Posted: September 23, 2014
By Teamsters President James P. Hoffa
Published in The Broker, September 22, 2014
US citizens have found themselves on the short end of the stick too many times to believe that the TTIP will create more jobs.
The US and EU nations have much in common. They are first-world countries and political allies represented by democratically-elected leaders. But a proposed trade pact between the US and EU is no way to further that relationship, especially for their citizenry.
The Transatlantic Trade and Investment Partnership (TTIP) is a job loser for American workers based on leaked details of its still-secret text and would likely harm the economies of many European nations as well. Labour provisions expected to be included in the deal do not provide enough protections. Additionally, language that would bar preferred status to national companies in government purchasing – known as the Buy American program in the US – would starve job creation.
Any TTIP agreement must expand on the labour rights granted to American workers in other recent trade deals so they equal the protections granted to those employed in the EU. For example, that could mean endorsing the creation of transnational work councils that would bring together company employees across borders and involve them in discussions with corporate executives.

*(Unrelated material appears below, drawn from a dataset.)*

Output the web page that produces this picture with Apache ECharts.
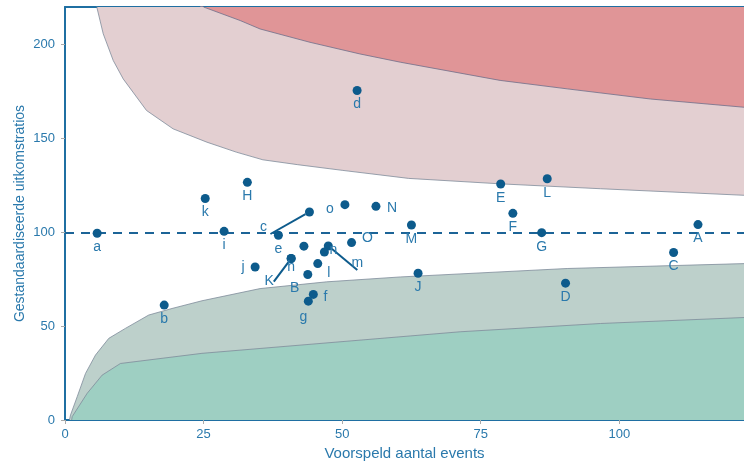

It would also mean granting more rights for temporary workers so all employees are on equal footing. As it stands, the EU requires that workers hired by temp agencies receive the same pay, overtime, breaks and time off as their permanent brethren. Such a provision should be included in TTIP.
One thing a deal cannot do, however, is end the more than 80-year-old US procurement program that gives preferences to American companies when it comes to government contracts. A paper issued last year by the European Commission made it clear the EU wants the ‘Buy American’ program, which ensures US taxpayer dollars stay within the country, to be terminated. It would be a tremendous mistake to end the program, given its immense popularity among US citizens of all political stripes and the fact it gives US companies a leg up in securing some US$556 billion in federal contracts annually.